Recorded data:
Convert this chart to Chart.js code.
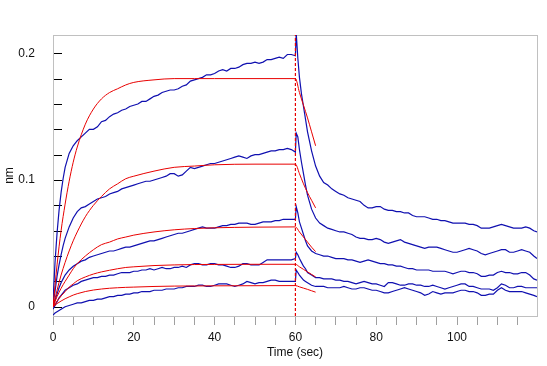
<!DOCTYPE html>
<html>
<head>
<meta charset="utf-8">
<script src="https://cdn.jsdelivr.net/npm/chart.js@4.4.1/dist/chart.umd.min.js"></script>
<style>
  html, body { margin: 0; padding: 0; background: #fff; }
</style>
</head>
<body>
<canvas id="chart" width="547" height="366"></canvas>
<script>
// sensor time points (sec): association 0-60, dissociation 60-120
const sensorTime = [
  0, 0.5, 1, 1.5, 2, 2.5, 3,
  4, 5, 6, 7, 8, 9, 10, 11, 12, 13,
  14, 15, 16, 17, 18, 19, 20, 21, 22, 23,
  24, 25, 26, 27, 28, 29, 30, 31, 32, 33,
  34, 35, 36, 37, 38, 39, 40, 41, 42, 43,
  44, 45, 46, 47, 48, 49, 50, 51, 52, 53,
  54, 55, 56, 57, 58, 59, 60,
  60.2, 60.6, 61, 61.5, 62, 62.5, 63,
  64, 65, 66, 67, 68, 69, 70, 71, 72, 73,
  74, 75, 76, 77, 78, 79, 80, 81, 82, 83,
  84, 85, 86, 87, 88, 89, 90, 91, 92, 93,
  94, 95, 96, 97, 98, 99, 100, 101, 102, 103,
  104, 105, 106, 107, 108, 109, 110, 111, 112, 113,
  114, 115, 116, 117, 118, 119,
  119.8
];

// measured responses (nm), highest to lowest concentration
const response1 = [
  0.004, 0.035, 0.058, 0.076, 0.090, 0.101, 0.110,
  0.121, 0.127, 0.131, 0.134, 0.137, 0.140, 0.140, 0.142, 0.146, 0.147,
  0.150, 0.152, 0.153, 0.155, 0.156, 0.158, 0.159, 0.160, 0.162, 0.162,
  0.164, 0.166, 0.167, 0.169, 0.170, 0.171, 0.171, 0.172, 0.174, 0.175,
  0.178, 0.179, 0.180, 0.181, 0.183, 0.183, 0.184, 0.186, 0.187, 0.186,
  0.188, 0.188, 0.189, 0.191, 0.192, 0.192, 0.193, 0.192, 0.193, 0.195,
  0.195, 0.196, 0.197, 0.196, 0.199, 0.199, 0.198,
  0.216, 0.196, 0.181, 0.168, 0.158, 0.148, 0.138,
  0.123, 0.111, 0.103, 0.098, 0.096, 0.093, 0.091, 0.089, 0.088, 0.086,
  0.085, 0.084, 0.083, 0.080, 0.078, 0.078, 0.079, 0.079, 0.077, 0.076,
  0.076, 0.075, 0.075, 0.074, 0.074, 0.072, 0.071, 0.071, 0.071, 0.070,
  0.069, 0.069, 0.068, 0.068, 0.067, 0.066, 0.066, 0.066, 0.066, 0.065,
  0.065, 0.064, 0.062, 0.062, 0.062, 0.063, 0.064, 0.065, 0.064, 0.063,
  0.062, 0.062, 0.062, 0.063, 0.062, 0.060,
  0.059
];
const response2 = [
  0.002, 0.012, 0.024, 0.033, 0.041, 0.048, 0.054,
  0.063, 0.070, 0.075, 0.078, 0.079, 0.081, 0.083, 0.085, 0.086, 0.087,
  0.089, 0.090, 0.091, 0.093, 0.094, 0.095, 0.096, 0.097, 0.098, 0.099,
  0.099, 0.100, 0.101, 0.102, 0.103, 0.105, 0.105, 0.103, 0.104, 0.107,
  0.110, 0.109, 0.110, 0.111, 0.112, 0.113, 0.113, 0.114, 0.115, 0.116,
  0.117, 0.118, 0.119, 0.118, 0.117, 0.119, 0.120, 0.120, 0.121, 0.122,
  0.123, 0.123, 0.124, 0.124, 0.125, 0.124, 0.122,
  0.137, 0.134, 0.124, 0.114, 0.105, 0.096, 0.088,
  0.077, 0.070, 0.066, 0.064, 0.062, 0.061, 0.060, 0.059, 0.059, 0.058,
  0.057, 0.055, 0.054, 0.054, 0.053, 0.053, 0.054, 0.053, 0.051, 0.050,
  0.051, 0.052, 0.053, 0.051, 0.050, 0.049, 0.048, 0.047, 0.046, 0.047,
  0.047, 0.047, 0.046, 0.045, 0.044, 0.043, 0.043, 0.044, 0.045, 0.046,
  0.045, 0.044, 0.042, 0.041, 0.042, 0.043, 0.044, 0.045, 0.045, 0.043,
  0.043, 0.044, 0.045, 0.044, 0.043, 0.040,
  0.038
];
const response3 = [
  0.000, 0.005, 0.010, 0.015, 0.019, 0.022, 0.025,
  0.029, 0.032, 0.034, 0.036, 0.037, 0.039, 0.040, 0.041, 0.042, 0.043,
  0.044, 0.044, 0.045, 0.046, 0.047, 0.047, 0.048, 0.049, 0.050, 0.051,
  0.052, 0.052, 0.053, 0.054, 0.055, 0.056, 0.057, 0.058, 0.058, 0.059,
  0.060, 0.061, 0.062, 0.063, 0.062, 0.062, 0.062, 0.063, 0.064, 0.064,
  0.065, 0.065, 0.066, 0.066, 0.066, 0.065, 0.065, 0.066, 0.067, 0.067,
  0.067, 0.068, 0.068, 0.069, 0.069, 0.069, 0.069,
  0.079, 0.074, 0.067, 0.062, 0.057, 0.052, 0.048,
  0.044, 0.042, 0.041, 0.040, 0.040, 0.039, 0.038, 0.038, 0.038, 0.037,
  0.037, 0.036, 0.035, 0.036, 0.037, 0.036, 0.035, 0.034, 0.034, 0.033,
  0.033, 0.032, 0.032, 0.031, 0.030, 0.030, 0.029, 0.029, 0.029, 0.029,
  0.028, 0.028, 0.028, 0.028, 0.027, 0.026, 0.027, 0.028, 0.028, 0.027,
  0.027, 0.026, 0.024, 0.024, 0.025, 0.025, 0.027, 0.028, 0.027, 0.027,
  0.026, 0.026, 0.027, 0.027, 0.025, 0.022,
  0.021
];
const response4 = [
  -0.002, 0.001, 0.004, 0.007, 0.009, 0.011, 0.013,
  0.015, 0.017, 0.018, 0.020, 0.021, 0.022, 0.023, 0.023, 0.024, 0.024,
  0.025, 0.025, 0.026, 0.027, 0.027, 0.027, 0.028, 0.028, 0.029, 0.029,
  0.030, 0.029, 0.030, 0.031, 0.030, 0.030, 0.031, 0.031, 0.032, 0.031,
  0.033, 0.034, 0.034, 0.033, 0.033, 0.034, 0.034, 0.033, 0.033, 0.032,
  0.031, 0.031, 0.032, 0.034, 0.034, 0.033, 0.033, 0.033, 0.035, 0.037,
  0.037, 0.037, 0.037, 0.037, 0.037, 0.037, 0.038,
  0.043, 0.041, 0.038, 0.035, 0.032, 0.030, 0.027,
  0.025, 0.023, 0.023, 0.022, 0.022, 0.022, 0.021, 0.021, 0.020, 0.020,
  0.019, 0.018, 0.019, 0.020, 0.019, 0.018, 0.018, 0.017, 0.016, 0.019,
  0.019, 0.018, 0.017, 0.017, 0.018, 0.018, 0.017, 0.017, 0.016, 0.016,
  0.017, 0.016, 0.015, 0.014, 0.015, 0.016, 0.017, 0.018, 0.018, 0.016,
  0.016, 0.015, 0.014, 0.014, 0.014, 0.013, 0.015, 0.018, 0.017, 0.015,
  0.015, 0.016, 0.016, 0.015, 0.015, 0.015,
  0.015
];
const response5 = [
  -0.0066, -0.005, -0.004, -0.003, -0.002, -0.001, 0.000,
  0.001, 0.002, 0.003, 0.003, 0.004, 0.005, 0.005, 0.006, 0.006, 0.007,
  0.008, 0.008, 0.009, 0.009, 0.010, 0.010, 0.011, 0.011, 0.012, 0.012,
  0.012, 0.013, 0.013, 0.013, 0.014, 0.014, 0.014, 0.015, 0.015, 0.016,
  0.016, 0.016, 0.017, 0.017, 0.016, 0.016, 0.017, 0.018, 0.018, 0.018,
  0.017, 0.016, 0.017, 0.018, 0.020, 0.019, 0.018, 0.019, 0.019, 0.020,
  0.021, 0.021, 0.020, 0.020, 0.020, 0.020, 0.020,
  0.029, 0.027, 0.025, 0.023, 0.021, 0.020, 0.019,
  0.017, 0.016, 0.016, 0.016, 0.015, 0.015, 0.015, 0.015, 0.016, 0.015,
  0.014, 0.014, 0.015, 0.015, 0.014, 0.013, 0.013, 0.012, 0.011, 0.011,
  0.012, 0.013, 0.014, 0.015, 0.014, 0.013, 0.012, 0.011, 0.009, 0.010,
  0.012, 0.011, 0.010, 0.011, 0.011, 0.011, 0.012, 0.013, 0.013, 0.012,
  0.012, 0.011, 0.009, 0.009, 0.010, 0.010, 0.013, 0.015, 0.013, 0.012,
  0.012, 0.012, 0.012, 0.011, 0.010, 0.009,
  0.008
];

// fitted curves (nm)
const fitTime = [0, 1, 2, 3, 4, 5, 6, 8, 10, 12, 14, 16, 18, 20, 25, 30, 35, 40, 50, 60, 61, 62, 63, 64, 65];
const fit1 = [0, 0.033, 0.060, 0.081, 0.099, 0.114, 0.126, 0.144, 0.156, 0.164, 0.169, 0.172, 0.175, 0.177, 0.179, 0.180, 0.180, 0.180, 0.180, 0.180, 0.169, 0.159, 0.149, 0.138, 0.127];
const fit2 = [0, 0.013, 0.025, 0.035, 0.044, 0.052, 0.059, 0.071, 0.080, 0.087, 0.093, 0.097, 0.101, 0.103, 0.107, 0.110, 0.111, 0.112, 0.1125, 0.1125, 0.105, 0.097, 0.090, 0.084, 0.078];
const fit3 = [0, 0.008, 0.0145, 0.020, 0.025, 0.030, 0.034, 0.040, 0.045, 0.049, 0.051, 0.0535, 0.055, 0.0565, 0.059, 0.0607, 0.0617, 0.0623, 0.0628, 0.063, 0.059, 0.055, 0.051, 0.047, 0.0435];
const fit4 = [0, 0.0045, 0.0085, 0.012, 0.0155, 0.018, 0.0205, 0.0235, 0.0258, 0.0275, 0.0288, 0.030, 0.031, 0.0315, 0.0325, 0.033, 0.0333, 0.0334, 0.0335, 0.0335, 0.0315, 0.0295, 0.0275, 0.0255, 0.0235];
const fit5 = [0, 0.0025, 0.0045, 0.0063, 0.0078, 0.0092, 0.0103, 0.012, 0.0132, 0.014, 0.0146, 0.015, 0.0153, 0.0155, 0.016, 0.0163, 0.0164, 0.0165, 0.0166, 0.0167, 0.0157, 0.0147, 0.0137, 0.0126, 0.0115];

const dissociationStart = 60;
const xMin = 0, xMax = 119.8;
const yMin = -0.0073, yMax = 0.2144;

const BLUE = '#1010b0';
const RED = '#e80000';

const toPoints = (times, values) => times.map((t, i) => ({ x: t, y: values[i] }));

const fitSets = [fit1, fit2, fit3, fit4, fit5].map((vals) => ({
  data: toPoints(fitTime, vals),
  borderColor: RED,
  borderWidth: 1,
  cubicInterpolationMode: 'monotone',
}));

const responseSets = [response1, response2, response3, response4, response5].map((vals) => ({
  data: toPoints(sensorTime, vals),
  borderColor: BLUE,
  borderWidth: 1.2,
}));

const injectionLine = {
  data: [{ x: dissociationStart, y: yMin }, { x: dissociationStart, y: yMax }],
  borderColor: RED,
  borderWidth: 1.2,
  borderDash: [3, 2],
};

// plot frame + inward y tick marks
const framePlugin = {
  id: 'frame',
  beforeDatasetsDraw(chart) {
    const { ctx, chartArea: a, scales } = chart;
    ctx.save();
    ctx.strokeStyle = '#c0c0c0';
    ctx.lineWidth = 1;
    ctx.strokeRect(a.left + 0.5, a.top + 0.5, a.right - a.left, a.bottom - a.top);
    ctx.strokeStyle = '#000';
    scales.y.ticks.forEach((tk) => {
      const y = Math.round(scales.y.getPixelForValue(tk.value)) + 0.5;
      ctx.beginPath();
      ctx.moveTo(a.left + 1, y);
      ctx.lineTo(a.left + 9, y);
      ctx.stroke();
    });
    ctx.restore();
  },
};

Chart.defaults.font.family = '"Liberation Sans", Arial, sans-serif';
Chart.defaults.font.size = 12;
Chart.defaults.color = '#111';

new Chart(document.getElementById('chart'), {
  type: 'scatter',
  data: { datasets: [injectionLine, ...fitSets, ...responseSets] },
  options: {
    responsive: false,
    animation: false,
    showLine: true,
    elements: { point: { radius: 0 }, line: { tension: 0 } },
    layout: { padding: { top: 35, right: 10, left: 0, bottom: 0 } },
    plugins: { legend: { display: false }, tooltip: { enabled: false } },
    scales: {
      x: {
        type: 'linear',
        min: xMin,
        max: xMax,
        afterFit: (scale) => { scale.height = 50; },
        border: { display: false },
        grid: { drawOnChartArea: false, tickLength: 9, color: '#a0a0a0' },
        ticks: {
          stepSize: 5,
          autoSkip: false,
          maxRotation: 0,
          includeBounds: false,
          padding: 5,
          callback: (v) => (v % 20 === 0 ? String(v) : ''),
        },
        title: { display: true, text: 'Time (sec)', padding: { top: 0, bottom: 6 } },
      },
      y: {
        type: 'linear',
        min: yMin,
        max: yMax,
        afterFit: (scale) => { scale.width = 53; },
        border: { display: false },
        grid: { display: false },
        ticks: {
          stepSize: 0.02,
          autoSkip: false,
          includeBounds: false,
          padding: 10,
          callback: (v) => {
            const tenth = v * 10;
            return Math.abs(tenth - Math.round(tenth)) < 1e-6 ? String(Math.round(tenth) / 10) : '';
          },
        },
        title: { display: true, text: 'nm', padding: { top: 2, bottom: 0 } },
      },
    },
  },
  plugins: [framePlugin],
});
</script>
</body>
</html>
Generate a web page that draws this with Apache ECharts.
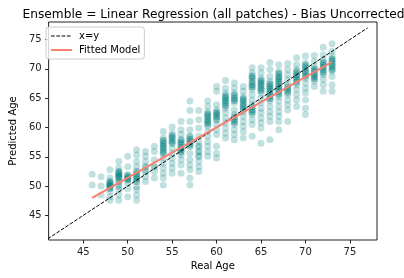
<!DOCTYPE html>
<html>
<head>
<meta charset="utf-8">
<script src="https://cdn.jsdelivr.net/npm/echarts@6/dist/echarts.min.js"></script>
<style>html,body{margin:0;padding:0;background:#fff}#c{width:404px;height:278px}</style>
</head>
<body>
<div id="c"></div>
<script>
// Real ages (x) and predicted ages per real age (y)
var realAges = [46,47,48,49,50,51,52,53,54,55,56,57,58,59,60,61,62,63,64,65,66,67,68,69,70,71,72,73];
var predictedByAge = [
  [52.0, 50.2],
  [51.6, 50.0, 48.5],
  [52.8, 51.4, 50.8, 50.5, 50.2, 50.0, 49.9, 49.6, 49.1, 48.2, 47.6],
  [54.2, 53.1, 52.5, 52.2, 51.9, 51.6, 51.4, 50.8, 50.2, 49.9, 49.4, 48.5, 47.6],
  [55.1, 53.3, 51.9, 51.6, 51.3, 51.1, 50.5, 49.6, 48.2],
  [56.2, 55.3, 54.2, 53.3, 52.5, 52.0, 51.6, 51.2, 50.8, 49.9, 49.4, 48.5, 47.6],
  [55.9, 55.1, 54.2, 53.3, 52.5, 51.6, 50.8],
  [56.8, 55.9, 54.5, 53.3, 52.5, 51.4],
  [59.3, 58.2, 57.8, 57.3, 56.9, 56.5, 56.0, 55.6, 54.8, 53.9, 53.1, 52.2, 51.4, 50.2],
  [60.1, 59.0, 58.6, 58.2, 57.7, 57.3, 56.5, 55.6, 54.8, 53.9, 53.1, 52.2],
  [61.0, 59.6, 58.8, 57.9, 57.5, 57.1, 56.6, 56.2, 55.8, 55.3, 54.5, 53.6, 52.2],
  [64.5, 62.9, 61.0, 59.6, 58.5, 58.0, 57.6, 57.2, 56.8, 55.6, 54.5, 53.6, 52.8, 51.4, 50.2],
  [62.9, 61.3, 59.9, 58.5, 57.6, 56.8, 55.9, 55.1, 54.2, 53.3, 52.5],
  [64.5, 63.6, 62.7, 62.3, 61.9, 61.4, 61.0, 60.6, 60.2, 59.3, 58.5, 57.6, 56.8, 55.9, 55.1],
  [67.0, 66.2, 63.9, 63.0, 62.6, 62.2, 61.8, 61.3, 60.5, 59.6, 58.8, 56.8, 55.6, 54.8],
  [68.0, 66.7, 65.9, 65.4, 65.0, 64.6, 64.2, 63.7, 63.3, 62.5, 61.6, 60.8, 59.9, 59.0, 58.2],
  [67.6, 66.7, 65.9, 65.5, 65.0, 64.6, 64.2, 63.0, 62.2, 61.8, 61.3, 60.9, 60.5, 59.6, 58.8, 57.9],
  [67.0, 66.2, 65.3, 64.9, 64.5, 64.0, 63.6, 63.1, 62.7, 61.9, 61.0, 60.2, 59.3, 58.2],
  [70.2, 69.3, 68.8, 68.4, 67.8, 67.3, 66.9, 66.5, 65.6, 64.7, 63.9, 63.5, 63.0, 62.6, 62.2, 61.3, 60.5, 58.5],
  [70.2, 69.3, 68.4, 68.0, 67.6, 67.2, 66.7, 66.3, 65.9, 65.0, 64.2, 63.3, 62.5, 61.6, 60.8, 59.9, 57.3],
  [71.1, 69.9, 68.7, 67.9, 67.4, 67.0, 66.6, 66.2, 65.7, 65.3, 64.9, 64.5, 63.6, 62.7, 61.9, 61.0, 57.9],
  [70.7, 69.6, 69.2, 68.7, 68.3, 67.9, 67.4, 67.0, 66.6, 66.2, 65.7, 65.3, 64.5, 63.6, 62.7, 61.9, 61.0, 59.6],
  [70.9, 69.9, 69.0, 68.2, 67.3, 66.9, 66.5, 66.0, 65.6, 64.7, 63.9, 63.0, 61.0],
  [71.9, 70.7, 69.9, 69.5, 69.0, 68.6, 68.2, 67.7, 67.3, 66.5, 65.6, 64.7, 63.6],
  [72.2, 71.0, 70.6, 70.2, 69.7, 69.3, 68.8, 68.4, 67.6, 66.7, 65.9, 64.7, 63.3, 62.2],
  [72.3, 71.3, 70.4, 70.0, 69.6, 69.1, 68.7, 68.3, 67.9, 67.0],
  [73.7, 72.4, 71.6, 71.1, 70.7, 70.3, 69.9, 69.4, 69.0, 68.2, 67.3, 66.2],
  [74.3, 73.0, 72.2, 71.7, 71.3, 70.8, 70.4, 69.9, 69.6, 68.7, 67.3, 66.2]
];
// Predicted values that occur again (dense, darker cores of each column)
var repeatedByAge = [
  [],
  [],
  [50.8, 50.5, 50.2, 50.0, 49.6],
  [52.5, 52.2, 51.9, 51.6, 51.4, 50.8],
  [51.9, 51.6, 51.3, 51.1],
  [52.5, 52.0, 51.6, 51.2, 50.8],
  [53.3, 52.5],
  [53.3],
  [57.8, 57.3, 56.9, 56.5, 56.0, 55.6],
  [58.6, 58.2, 57.7, 57.3],
  [57.9, 57.5, 57.1, 56.6, 56.2, 55.8],
  [58.5, 58.0, 57.6, 57.2, 56.8],
  [56.8, 55.9, 55.1],
  [62.3, 61.9, 61.4, 61.0, 60.6],
  [62.6, 62.2, 61.8, 61.3],
  [65.4, 65.0, 64.6, 64.2, 63.7],
  [65.5, 65.0, 64.6, 61.8, 61.3, 60.9],
  [64.9, 64.5, 64.0, 63.6, 63.1],
  [68.8, 68.4, 67.8, 67.3, 66.9, 63.5, 63.0, 62.6],
  [68.0, 67.6, 67.2, 66.7, 66.3],
  [67.4, 67.0, 66.6, 66.2, 65.7, 65.3, 64.9],
  [69.2, 68.7, 68.3, 67.9, 67.4, 67.0, 66.6, 66.2, 65.7],
  [66.9, 66.5, 66.0],
  [69.5, 69.0, 68.6, 68.2, 67.7],
  [70.6, 70.2, 69.7, 69.3, 68.8],
  [70.0, 69.6, 69.1, 68.7, 68.3],
  [71.1, 70.7, 70.3, 69.9, 69.4],
  [71.7, 71.3, 70.8, 70.4, 69.9]
];
var identityLine = [41, 77];
var fittedX = [46, 73];
var fittedY = [48.0, 71.2];
var xTicks = [45, 50, 55, 60, 65, 70, 75];
var yTicks = [45, 50, 55, 60, 65, 70, 75];
var xRange = [41.1, 78.05];
var yRange = [40.8, 78.0];

var scatterData = [];
realAges.forEach(function (a, i) {
  predictedByAge[i].forEach(function (p) { scatterData.push([a, p]); });
  repeatedByAge[i].forEach(function (p) { scatterData.push([a, p]); });
});
var idData = identityLine.map(function (v) { return [v, v]; });
var fitData = fittedX.map(function (x, i) { return [x, fittedY[i]]; });

var font = 'DejaVu Sans';
var idStyle = {color: '#000', width: 1, type: [3.7, 1.6]};
var fitStyle = {color: '#fa8072', width: 2};
var chart = echarts.init(document.getElementById('c'), null, {renderer: 'canvas'});
chart.setOption({
  animation: false,
  backgroundColor: '#fff',
  title: {
    text: 'Ensemble = Linear Regression (all patches) - Bias Uncorrected',
    left: 17.5, top: 4,
    textStyle: {fontFamily: font, fontSize: 12.2, fontWeight: 'normal', color: '#000'}
  },
  grid: {left: 41, right: 27, top: 22, bottom: 38, show: true, borderColor: '#222', borderWidth: 1, backgroundColor: 'transparent'},
  legend: {
    left: 46, top: 27, orient: 'vertical',
    data: [
      {name: 'x=y', lineStyle: idStyle},
      {name: 'Fitted Model', lineStyle: fitStyle}
    ],
    itemWidth: 21, itemHeight: 10, itemGap: 4,
    padding: [4, 4, 4, 4],
    borderColor: '#ccc', borderWidth: 1, borderRadius: 3,
    backgroundColor: 'rgba(255,255,255,0.8)',
    textStyle: {fontFamily: font, fontSize: 10, color: '#000', padding: [0, 0, 0, 2]}
  },
  xAxis: {
    type: 'value', min: xRange[0], max: xRange[1],
    name: 'Real Age', nameLocation: 'middle', nameGap: 21,
    nameTextStyle: {fontFamily: font, fontSize: 10, color: '#000'},
    axisLine: {show: false},
    axisTick: {show: true, length: 3.5, lineStyle: {color: '#222'}, customValues: xTicks},
    axisLabel: {fontFamily: font, fontSize: 10, color: '#222', margin: 7, customValues: xTicks},
    splitLine: {show: false}
  },
  yAxis: {
    type: 'value', min: yRange[0], max: yRange[1],
    name: 'Predicted Age', nameLocation: 'middle', nameGap: 29, nameRotate: 90,
    nameTextStyle: {fontFamily: font, fontSize: 10, color: '#000'},
    axisLine: {show: false},
    axisTick: {show: true, length: 3.5, lineStyle: {color: '#222'}, customValues: yTicks},
    axisLabel: {fontFamily: font, fontSize: 10, color: '#222', margin: 7, customValues: yTicks},
    splitLine: {show: false}
  },
  series: [
    {
      type: 'scatter', name: 'points', data: scatterData, symbolSize: 7, z: 1,
      itemStyle: {color: 'rgba(0,128,128,0.3)', borderWidth: 0}
    },
    {
      type: 'line', name: 'x=y', data: idData, symbol: 'none', z: 3,
      itemStyle: {color: 'rgba(0,0,0,0)', borderWidth: 0},
      lineStyle: idStyle
    },
    {
      type: 'line', name: 'Fitted Model', data: fitData, symbol: 'none', z: 4,
      itemStyle: {color: 'rgba(0,0,0,0)', borderWidth: 0},
      lineStyle: fitStyle
    }
  ]
});
</script>
</body>
</html>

## Given request
In the listing above, count each line that holds the string "this". Give the number only.

## Result of the exercise
2